= Problem description =
Extract each line bearing the word "Convert".

= Provided records =
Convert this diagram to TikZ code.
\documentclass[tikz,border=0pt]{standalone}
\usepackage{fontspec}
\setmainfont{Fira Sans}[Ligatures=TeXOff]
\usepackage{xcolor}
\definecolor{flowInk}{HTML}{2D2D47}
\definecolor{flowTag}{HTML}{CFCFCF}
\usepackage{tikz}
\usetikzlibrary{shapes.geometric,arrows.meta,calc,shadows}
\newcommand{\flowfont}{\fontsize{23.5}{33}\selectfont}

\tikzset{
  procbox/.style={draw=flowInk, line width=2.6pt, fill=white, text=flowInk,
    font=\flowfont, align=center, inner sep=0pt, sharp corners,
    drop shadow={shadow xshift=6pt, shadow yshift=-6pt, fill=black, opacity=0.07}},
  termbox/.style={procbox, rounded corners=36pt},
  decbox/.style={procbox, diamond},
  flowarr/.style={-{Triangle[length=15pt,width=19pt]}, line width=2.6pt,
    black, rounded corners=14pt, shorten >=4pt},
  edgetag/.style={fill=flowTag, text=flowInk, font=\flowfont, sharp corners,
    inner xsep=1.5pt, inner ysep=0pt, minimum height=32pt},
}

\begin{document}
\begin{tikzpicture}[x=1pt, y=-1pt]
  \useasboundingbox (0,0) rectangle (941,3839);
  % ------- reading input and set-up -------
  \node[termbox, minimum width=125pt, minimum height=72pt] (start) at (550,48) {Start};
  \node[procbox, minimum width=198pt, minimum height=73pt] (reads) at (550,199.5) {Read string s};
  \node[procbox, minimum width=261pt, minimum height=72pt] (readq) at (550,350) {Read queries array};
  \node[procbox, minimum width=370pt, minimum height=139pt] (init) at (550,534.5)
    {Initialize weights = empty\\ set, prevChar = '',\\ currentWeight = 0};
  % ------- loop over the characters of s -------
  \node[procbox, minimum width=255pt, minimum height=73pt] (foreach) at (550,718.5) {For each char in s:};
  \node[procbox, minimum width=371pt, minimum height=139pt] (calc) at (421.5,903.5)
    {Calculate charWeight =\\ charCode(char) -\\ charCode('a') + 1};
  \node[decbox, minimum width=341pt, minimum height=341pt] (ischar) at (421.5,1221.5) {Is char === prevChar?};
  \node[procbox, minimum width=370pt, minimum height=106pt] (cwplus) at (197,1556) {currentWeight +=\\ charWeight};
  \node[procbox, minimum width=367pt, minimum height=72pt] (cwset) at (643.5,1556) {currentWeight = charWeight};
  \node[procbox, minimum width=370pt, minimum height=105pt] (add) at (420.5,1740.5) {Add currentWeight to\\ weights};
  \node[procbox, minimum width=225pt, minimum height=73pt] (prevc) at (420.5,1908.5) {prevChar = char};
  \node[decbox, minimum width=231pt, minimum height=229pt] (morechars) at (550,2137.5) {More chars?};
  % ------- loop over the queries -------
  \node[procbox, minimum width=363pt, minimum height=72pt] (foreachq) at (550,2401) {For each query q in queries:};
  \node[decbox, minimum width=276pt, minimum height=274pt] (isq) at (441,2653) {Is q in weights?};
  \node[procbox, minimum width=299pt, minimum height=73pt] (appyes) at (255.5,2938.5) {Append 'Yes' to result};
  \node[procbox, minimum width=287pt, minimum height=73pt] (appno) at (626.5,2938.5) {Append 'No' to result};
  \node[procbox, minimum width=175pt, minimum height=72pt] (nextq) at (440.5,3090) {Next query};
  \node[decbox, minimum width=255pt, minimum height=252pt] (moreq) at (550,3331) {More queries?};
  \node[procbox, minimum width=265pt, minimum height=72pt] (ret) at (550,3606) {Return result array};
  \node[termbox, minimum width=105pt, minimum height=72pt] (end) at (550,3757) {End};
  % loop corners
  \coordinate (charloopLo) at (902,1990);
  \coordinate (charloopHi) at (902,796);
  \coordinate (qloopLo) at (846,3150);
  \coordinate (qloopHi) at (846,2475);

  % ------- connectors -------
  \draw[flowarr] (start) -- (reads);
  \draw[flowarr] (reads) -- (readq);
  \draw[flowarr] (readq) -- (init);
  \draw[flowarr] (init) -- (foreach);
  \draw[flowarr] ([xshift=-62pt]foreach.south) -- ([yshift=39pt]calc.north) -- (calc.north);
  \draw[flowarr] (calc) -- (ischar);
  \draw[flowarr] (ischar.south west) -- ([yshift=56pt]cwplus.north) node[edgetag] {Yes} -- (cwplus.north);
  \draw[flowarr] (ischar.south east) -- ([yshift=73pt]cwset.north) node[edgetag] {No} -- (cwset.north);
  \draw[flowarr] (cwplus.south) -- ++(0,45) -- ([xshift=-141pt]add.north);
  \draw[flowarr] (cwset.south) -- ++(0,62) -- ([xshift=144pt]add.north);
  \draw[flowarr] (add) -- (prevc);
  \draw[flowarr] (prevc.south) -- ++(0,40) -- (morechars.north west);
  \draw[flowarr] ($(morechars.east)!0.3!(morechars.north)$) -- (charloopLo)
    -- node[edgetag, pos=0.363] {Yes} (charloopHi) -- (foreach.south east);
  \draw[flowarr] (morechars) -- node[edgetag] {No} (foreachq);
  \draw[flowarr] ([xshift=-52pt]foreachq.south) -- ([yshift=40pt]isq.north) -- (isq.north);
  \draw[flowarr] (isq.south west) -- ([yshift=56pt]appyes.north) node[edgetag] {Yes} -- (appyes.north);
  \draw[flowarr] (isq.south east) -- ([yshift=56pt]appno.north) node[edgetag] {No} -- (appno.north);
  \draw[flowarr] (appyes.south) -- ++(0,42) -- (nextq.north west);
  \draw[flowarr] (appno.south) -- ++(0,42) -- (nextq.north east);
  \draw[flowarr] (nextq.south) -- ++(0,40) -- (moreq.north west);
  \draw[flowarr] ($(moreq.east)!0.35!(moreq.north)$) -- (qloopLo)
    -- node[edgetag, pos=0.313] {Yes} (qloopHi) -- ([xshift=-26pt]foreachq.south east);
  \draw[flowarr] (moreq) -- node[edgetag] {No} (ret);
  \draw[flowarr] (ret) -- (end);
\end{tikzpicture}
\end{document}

...

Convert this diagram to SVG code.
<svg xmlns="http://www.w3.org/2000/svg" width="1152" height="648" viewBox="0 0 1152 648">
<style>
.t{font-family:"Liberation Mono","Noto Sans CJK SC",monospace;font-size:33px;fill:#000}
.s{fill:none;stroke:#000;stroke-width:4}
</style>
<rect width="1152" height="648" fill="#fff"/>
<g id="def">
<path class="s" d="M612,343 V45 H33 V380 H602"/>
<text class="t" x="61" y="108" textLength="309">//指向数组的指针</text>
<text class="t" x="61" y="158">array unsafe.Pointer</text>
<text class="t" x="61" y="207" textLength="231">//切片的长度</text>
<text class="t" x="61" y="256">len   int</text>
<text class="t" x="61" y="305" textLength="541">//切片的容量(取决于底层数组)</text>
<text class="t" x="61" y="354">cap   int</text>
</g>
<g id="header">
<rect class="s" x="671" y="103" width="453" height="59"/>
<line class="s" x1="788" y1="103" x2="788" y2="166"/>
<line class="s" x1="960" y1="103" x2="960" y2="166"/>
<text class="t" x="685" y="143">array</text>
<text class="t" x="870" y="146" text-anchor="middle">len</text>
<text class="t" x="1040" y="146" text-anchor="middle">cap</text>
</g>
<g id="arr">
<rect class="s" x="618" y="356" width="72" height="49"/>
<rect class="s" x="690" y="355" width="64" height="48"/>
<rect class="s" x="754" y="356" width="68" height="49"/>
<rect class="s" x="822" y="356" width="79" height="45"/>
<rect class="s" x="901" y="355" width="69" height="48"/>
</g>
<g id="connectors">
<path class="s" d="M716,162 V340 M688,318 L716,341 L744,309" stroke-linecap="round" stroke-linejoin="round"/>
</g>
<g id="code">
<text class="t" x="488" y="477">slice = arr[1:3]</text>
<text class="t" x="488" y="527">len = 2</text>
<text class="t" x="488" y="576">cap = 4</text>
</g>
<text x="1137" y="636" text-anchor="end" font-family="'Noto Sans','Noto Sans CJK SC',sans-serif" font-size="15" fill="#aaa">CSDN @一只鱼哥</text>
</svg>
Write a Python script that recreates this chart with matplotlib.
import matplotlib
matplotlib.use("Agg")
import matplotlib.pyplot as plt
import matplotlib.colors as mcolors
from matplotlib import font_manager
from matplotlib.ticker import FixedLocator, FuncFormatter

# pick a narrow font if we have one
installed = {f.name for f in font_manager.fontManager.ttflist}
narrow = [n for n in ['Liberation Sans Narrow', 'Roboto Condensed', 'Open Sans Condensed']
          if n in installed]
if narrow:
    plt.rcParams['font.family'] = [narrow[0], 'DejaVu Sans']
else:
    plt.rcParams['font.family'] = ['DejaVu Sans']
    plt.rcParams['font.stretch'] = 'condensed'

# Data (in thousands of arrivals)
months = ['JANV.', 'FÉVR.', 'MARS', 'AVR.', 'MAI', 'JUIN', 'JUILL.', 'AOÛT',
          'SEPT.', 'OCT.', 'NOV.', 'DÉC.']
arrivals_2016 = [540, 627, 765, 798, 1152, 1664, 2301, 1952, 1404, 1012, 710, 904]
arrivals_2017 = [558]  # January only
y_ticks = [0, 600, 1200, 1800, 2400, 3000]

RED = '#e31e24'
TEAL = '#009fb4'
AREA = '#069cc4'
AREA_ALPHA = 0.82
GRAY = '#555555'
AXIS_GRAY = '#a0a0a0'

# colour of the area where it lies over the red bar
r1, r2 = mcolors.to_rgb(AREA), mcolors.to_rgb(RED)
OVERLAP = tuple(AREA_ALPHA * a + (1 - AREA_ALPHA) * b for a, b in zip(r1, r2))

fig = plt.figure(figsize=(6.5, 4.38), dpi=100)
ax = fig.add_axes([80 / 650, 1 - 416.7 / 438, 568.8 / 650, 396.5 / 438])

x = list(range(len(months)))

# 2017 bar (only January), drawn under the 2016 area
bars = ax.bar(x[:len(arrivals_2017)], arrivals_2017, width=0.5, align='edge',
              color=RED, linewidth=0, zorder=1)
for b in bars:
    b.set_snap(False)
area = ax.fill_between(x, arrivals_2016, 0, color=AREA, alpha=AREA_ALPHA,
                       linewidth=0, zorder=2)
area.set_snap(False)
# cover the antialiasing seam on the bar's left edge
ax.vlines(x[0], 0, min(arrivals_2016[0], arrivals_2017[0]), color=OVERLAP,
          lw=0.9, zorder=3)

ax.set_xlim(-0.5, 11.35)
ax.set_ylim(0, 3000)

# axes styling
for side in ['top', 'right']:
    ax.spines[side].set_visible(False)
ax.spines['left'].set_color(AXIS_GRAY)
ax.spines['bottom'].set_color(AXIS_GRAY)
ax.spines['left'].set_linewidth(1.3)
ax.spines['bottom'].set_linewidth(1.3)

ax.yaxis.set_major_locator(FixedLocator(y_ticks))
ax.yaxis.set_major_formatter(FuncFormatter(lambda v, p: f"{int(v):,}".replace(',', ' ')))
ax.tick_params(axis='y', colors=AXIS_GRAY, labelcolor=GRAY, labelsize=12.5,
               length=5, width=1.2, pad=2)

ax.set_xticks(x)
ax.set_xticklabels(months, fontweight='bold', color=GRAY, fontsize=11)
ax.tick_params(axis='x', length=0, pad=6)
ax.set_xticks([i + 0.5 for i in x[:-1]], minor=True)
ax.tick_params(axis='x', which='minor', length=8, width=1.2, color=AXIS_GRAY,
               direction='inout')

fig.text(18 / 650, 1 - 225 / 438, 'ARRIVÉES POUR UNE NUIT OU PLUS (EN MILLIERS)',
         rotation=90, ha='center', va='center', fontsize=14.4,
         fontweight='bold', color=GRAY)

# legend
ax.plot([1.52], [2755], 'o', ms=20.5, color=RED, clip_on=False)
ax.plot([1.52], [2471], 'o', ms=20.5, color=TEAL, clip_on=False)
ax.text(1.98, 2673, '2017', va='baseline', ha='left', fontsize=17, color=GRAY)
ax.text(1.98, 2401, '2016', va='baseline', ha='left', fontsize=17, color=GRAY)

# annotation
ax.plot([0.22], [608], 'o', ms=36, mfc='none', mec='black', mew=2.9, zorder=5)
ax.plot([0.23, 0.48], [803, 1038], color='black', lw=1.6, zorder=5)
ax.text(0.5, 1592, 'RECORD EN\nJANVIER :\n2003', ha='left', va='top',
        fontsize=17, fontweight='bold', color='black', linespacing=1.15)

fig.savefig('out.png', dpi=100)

= Result of the exercise =
Convert this diagram to TikZ code.
Convert this diagram to SVG code.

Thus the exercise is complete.